I pushed a sdubby change to add an install.conf file to force kernel-install to do the right thing. It should work its way through to rawhide in the near future, along with F40.

1 Like

Thank you Jeremy, I really appreciate you jumping on this so fast, providing all the useful insight and pushing a fix.

I’ll make sure to test again a nightly Everything after sdubby-1.0-8.fc40 lands, and use your suggested deletion of /boot in the meantime for my VMs.

It is actually anaconda (or more precisely blivet) that insist that /boot should be a XBOOTLDR partion.

Just a quick update on this on my end:

I tested a new VM install with a Rawhide nightly the other day and the installation succeeded with sdubby-1.0-8.fc41. So I’m glad that there were no further device-specific issues and the issue seems to indeed be resolved with the changes to sdubby.

I’m only waiting for the package to land on F40 stable state repo before marking this as resolved, since (my understanding is) new Everything installs initially pull from stable, so a test on F40 Everything install (nightly 20240328) still failed with sdubby-1.0-8.fc40 in updates-testing.

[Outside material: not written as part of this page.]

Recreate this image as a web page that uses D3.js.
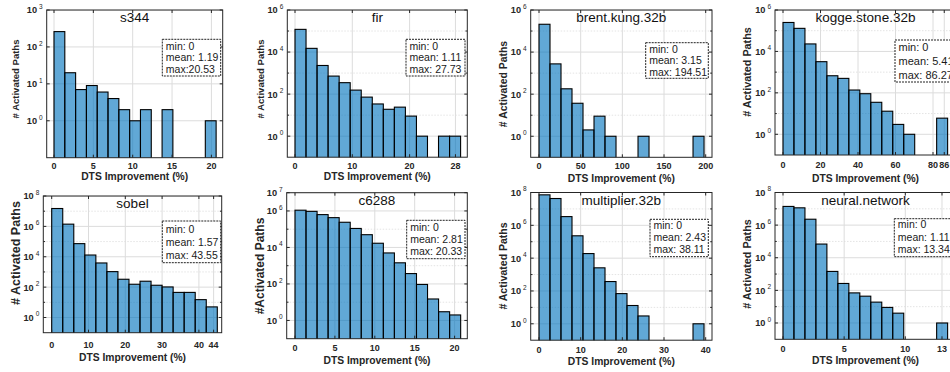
<!DOCTYPE html>
<html>
<head>
<meta charset="utf-8">
<script src="https://cdn.jsdelivr.net/npm/d3@7"></script>
<style>
  body { margin: 0; background: #fff; }
  svg { display: block; font-family: "Liberation Sans", Arial, Helvetica, sans-serif; }
</style>
</head>
<body>
<svg id="fig" width="950" height="372"></svg>
<script>
// ---- data: DTS improvement histograms (15 bins each) ----
const benchmarks = ["s344", "fir", "brent.kung.32b", "kogge.stone.32b",
                    "sobel", "c6288", "multiplier.32b", "neural.network"];

const s344Counts          = [260, 20, 7, 9, 6, 4, 2, 1, 2, 0, 2, 0, 0, 0, 1];
const firCounts           = [120000, 15000, 2300, 720, 350, 155, 72, 34, 19, 24, 9, 1, 0, 1, 1];
const brentKungCounts     = [210000, 2750, 180, 37, 2, 9, 1, 0, 0, 1, 0, 0, 0, 0, 1];
const koggeStoneCounts    = [250000, 130000, 23000, 3200, 670, 500, 137, 91, 35, 13, 3, 1, 0, 0, 6];
const sobelCounts         = [15000000, 1400000, 73000, 13000, 3900, 1050, 330, 155, 245, 133, 103, 45, 45, 15, 5];
const c6288Counts         = [1100000, 950000, 630000, 430000, 240000, 110000, 50000, 17000, 5000, 1440, 370, 94, 15, 3, 2];
const multiplierCounts    = [72000000, 43000000, 3400000, 230000, 19000, 2570, 375, 69, 13, 3, 0, 0, 0, 0, 1];
const neuralNetworkCounts = [14000000, 11500000, 2300000, 69000, 1450, 265, 70, 44, 19, 9, 4, 0, 0, 0, 1];

const binCounts = [s344Counts, firCounts, brentKungCounts, koggeStoneCounts,
                   sobelCounts, c6288Counts, multiplierCounts, neuralNetworkCounts];

// upper edge of the histogram bin range (lower edge is 0)
const binRangeEnd = [20.6, 28.9, 198, 87.8, 45, 20.76, 39.6, 13.46];

// summary statistics (%)
const minValues  = [0, 0, 0, 0, 0, 0, 0, 0];
const meanValues = [1.19, 1.11, 3.15, 5.41, 1.57, 2.81, 2.43, 1.11];
const maxValues  = [20.53, 27.73, 194.51, 86.27, 43.55, 20.33, 38.11, 13.34];
const maxLabelSep = [":", ": ", ": ", ": ", ": ", ": ", ": ", ": "];

// axis ticks
const xTickValues = [
  [0, 5, 10, 15, 20],
  [0, 10, 20, 28],
  [0, 50, 100, 150, 200],
  [0, 20, 40, 60, 80, 86],
  [0, 10, 20, 30, 40, 44],
  [0, 5, 10, 15, 20],
  [0, 10, 20, 30, 40],
  [0, 5, 10, 13]
];
const yTopExponent = [3, 6, 6, 6, 8, 7, 8, 8];
const yLabelExponents = [
  [0, 1, 2, 3],
  [0, 2, 4, 6],
  [0, 2, 4, 6],
  [0, 2, 4, 6],
  [0, 2, 4, 6, 8],
  [0, 2, 4, 6, 7],
  [0, 2, 4, 6, 8],
  [0, 2, 4, 6, 8]
];
const yAxisTitles = ["# Activated Paths", "# Activated Paths", "# Activated Paths", "# Activated Paths",
                     "# Activated Paths", "#Activated Paths", "# Activated Paths", "# Activated Paths"];
const xAxisTitle = "DTS Improvement (%)";

// ---- layout of the 2 x 4 grid of axes ----
const layout = [
  {l: 46.7, r: 222.7, t: 10,    b: 157.7, zx: 54,    ppu: 7.87,   tickY: 169.2, xlabY: 180.2, ylabX: 18.5,  ylabY: 79,  ylabSize: 9.5,
   box: {x: 162.3, y: 39.3, w: 58.4, h: 36.7, first: 46,    gap: 11.6, fs: 10.5}},
  {l: 287.3, r: 467.3, t: 10,   b: 157.2, zx: 295,   ppu: 5.73,   tickY: 169.2, xlabY: 179.5, ylabX: 263.5, ylabY: 79,  ylabSize: 9.5,
   box: {x: 406,   y: 39.3, w: 59,   h: 36.7, first: 45.7,  gap: 11.8, fs: 10.5}},
  {l: 530.7, r: 712,   t: 10,   b: 157.3, zx: 539,   ppu: 0.8335, tickY: 169.2, xlabY: 181.8, ylabX: 507,   ylabY: 84,  ylabSize: 10.4,
   box: {x: 645.7, y: 42.7, w: 62.6, h: 35.6, first: 49.3,  gap: 11.2, fs: 10.5}},
  {l: 775,   r: 956,   t: 10,   b: 155,   zx: 783,   ppu: 1.875,  tickY: 167.8, xlabY: 181.8, ylabX: 750.5, ylabY: 72,  ylabSize: 10.8,
   box: {x: 895,   y: 40,   w: 66,   h: 42,   first: 46.7,  gap: 14.1, fs: 11}},
  {l: 43.3,  r: 221.7, t: 196,  b: 332.7, zx: 51.7,  ppu: 3.68,   tickY: 347.8, xlabY: 361.2, ylabX: 19.5,  ylabY: 253, ylabSize: 12.5,
   box: {x: 162.3, y: 221,  w: 58.4, h: 41.7, first: 228.7, gap: 13.3, fs: 10.5}},
  {l: 286.7, r: 467.3, t: 192.7,b: 338.7, zx: 295,   ppu: 7.98,   tickY: 351.2, xlabY: 363.5, ylabX: 264,   ylabY: 266, ylabSize: 12,
   box: {x: 406.7, y: 220.3, w: 58.3, h: 38.4, first: 227,  gap: 12,   fs: 10.5}},
  {l: 530.7, r: 712,   t: 192.5,b: 340.2, zx: 539,   ppu: 4.167,  tickY: 352.8, xlabY: 364.5, ylabX: 507,   ylabY: 266, ylabSize: 10.5,
   box: {x: 650,   y: 219.3, w: 58.3, h: 37.4, first: 225.3, gap: 12,  fs: 10.5}},
  {l: 775,   r: 956,   t: 192.5,b: 339.3, zx: 783,   ppu: 12.23,  tickY: 351.8, xlabY: 363.5, ylabX: 750.5, ylabY: 264, ylabSize: 10.8,
   box: {x: 894.3, y: 218.7, w: 66,   h: 38,   first: 224.3, gap: 12.5, fs: 10.5}}
];

const barFill = "rgb(0,114,189)";
const axisColor = "#262626";
const svg = d3.select("#fig");
const defs = svg.append("defs");

benchmarks.forEach((name, i) => {
  const L = layout[i];
  const counts = binCounts[i];
  const nb = counts.length;

  const x = d3.scaleLinear()
    .domain([(L.l - L.zx) / L.ppu, (L.r - L.zx) / L.ppu])
    .range([L.l, L.r]);
  const y = d3.scaleLog()
    .domain([0.1, Math.pow(10, yTopExponent[i])])
    .range([L.b, L.t]);

  const g = svg.append("g");
  const clipId = "clip" + i;
  defs.append("clipPath").attr("id", clipId)
    .append("rect").attr("x", L.l).attr("y", L.t)
    .attr("width", L.r - L.l).attr("height", L.b - L.t);

  // grid
  const grid = g.append("g").attr("clip-path", `url(#${clipId})`);
  const decades = d3.range(0, yTopExponent[i] + 1);
  decades.forEach(e => {
    const major = yLabelExponents[i].includes(e);
    grid.append("line")
      .attr("x1", L.l).attr("x2", L.r)
      .attr("y1", y(Math.pow(10, e))).attr("y2", y(Math.pow(10, e)))
      .attr("stroke", major ? "#dcdcdc" : "#e4e4e4")
      .attr("stroke-width", 1)
      .attr("stroke-dasharray", major ? null : "1.5,1.5");
  });
  xTickValues[i].forEach(v => {
    grid.append("line")
      .attr("x1", x(v)).attr("x2", x(v))
      .attr("y1", L.t).attr("y2", L.b)
      .attr("stroke", "#dcdcdc").attr("stroke-width", 1);
  });

  // histogram bars
  const binW = binRangeEnd[i] / nb;
  const bins = counts.map((c, k) => ({x0: k * binW, x1: (k + 1) * binW, c}));
  g.append("g").attr("clip-path", `url(#${clipId})`)
    .selectAll("rect").data(bins.filter(d => d.c > 0)).join("rect")
    .attr("x", d => x(d.x0))
    .attr("width", d => x(d.x1) - x(d.x0))
    .attr("y", d => y(d.c))
    .attr("height", d => L.b - y(d.c) + 2)
    .attr("fill", barFill).attr("fill-opacity", 0.62)
    .attr("stroke", "#000").attr("stroke-width", 1.1);

  // axes box
  g.append("rect")
    .attr("x", L.l).attr("y", L.t)
    .attr("width", L.r - L.l).attr("height", L.b - L.t)
    .attr("fill", "none").attr("stroke", axisColor).attr("stroke-width", 1);

  // tick marks (inward, all four sides)
  const tk = g.append("g").attr("stroke", axisColor).attr("stroke-width", 1);
  decades.forEach(e => {
    const yy = y(Math.pow(10, e));
    const len = yLabelExponents[i].includes(e) ? 3 : 1.8;
    tk.append("line").attr("x1", L.l).attr("x2", L.l + len).attr("y1", yy).attr("y2", yy);
    tk.append("line").attr("x1", L.r).attr("x2", L.r - len).attr("y1", yy).attr("y2", yy);
  });
  xTickValues[i].forEach(v => {
    tk.append("line").attr("x1", x(v)).attr("x2", x(v)).attr("y1", L.b).attr("y2", L.b - 3);
    tk.append("line").attr("x1", x(v)).attr("x2", x(v)).attr("y1", L.t).attr("y2", L.t + 3);
  });

  // x tick labels
  g.append("g").selectAll("text").data(xTickValues[i]).join("text")
    .attr("x", d => x(d)).attr("y", L.tickY)
    .attr("text-anchor", "middle")
    .attr("font-size", 9).attr("font-weight", "bold").attr("fill", "#262626")
    .text(d => d3.format("d")(d));

  // y tick labels: 10 with superscript exponent
  yLabelExponents[i].forEach(e => {
    const t = g.append("text")
      .attr("x", L.l - 4).attr("y", y(Math.pow(10, e)) + 3.4)
      .attr("text-anchor", "end").attr("fill", "#262626");
    t.append("tspan").attr("font-size", 9.2).attr("font-weight", "bold").text("10");
    t.append("tspan").attr("font-size", 6.5).attr("dx", 2).attr("dy", -4.5).text(String(e));
  });

  // axis titles
  g.append("text")
    .attr("x", (L.l + L.r) / 2).attr("y", L.xlabY)
    .attr("text-anchor", "middle")
    .attr("font-size", 10.3).attr("font-weight", "bold").attr("fill", "#262626")
    .text(xAxisTitle);
  g.append("text")
    .attr("transform", `translate(${L.ylabX},${L.ylabY}) rotate(-90)`)
    .attr("text-anchor", "middle")
    .attr("font-size", L.ylabSize).attr("font-weight", "bold").attr("fill", "#262626")
    .text(yAxisTitles[i]);

  // summary box
  const B = L.box;
  g.append("rect")
    .attr("x", B.x).attr("y", B.y).attr("width", B.w).attr("height", B.h)
    .attr("fill", "#fff").attr("stroke", "#222").attr("stroke-width", 1)
    .attr("stroke-dasharray", "2,1");
  const lines = [
    "min: " + minValues[i],
    "mean: " + meanValues[i].toFixed(2),
    "max" + maxLabelSep[i] + maxValues[i].toFixed(2)
  ];
  lines.forEach((s, k) => {
    g.append("text")
      .attr("x", B.x + 3.5).attr("y", B.first + k * B.gap + 3.8)
      .attr("font-size", B.fs).attr("fill", "#1a1a1a")
      .text(s);
  });

  // title
  g.append("text")
    .attr("x", (L.l + L.r) / 2).attr("y", L.t + 12.3)
    .attr("text-anchor", "middle")
    .attr("font-size", 13.5).attr("fill", "#111")
    .text(name);
});
</script>
</body>
</html>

Installation works as expected when using the latest RC1.13 iso.
This can be marked as resolved (I don’t see an option to do so myself anymore, not sure why).


P.S:

Keep in mind some of the mirrors might be out-of-date, which led a couple of install attempts to fail over the past few days since sdubby was stuck on 1.0-7 even though 1.0-8 was pushed on Fedora 40 stable according to packages.fedoraproject.

For my last few attempts I’ve been appending &protocol=https&country=IE,DE,NL to the mirror metalink which resulted in a mirrorlist that enabled the installation to succeed.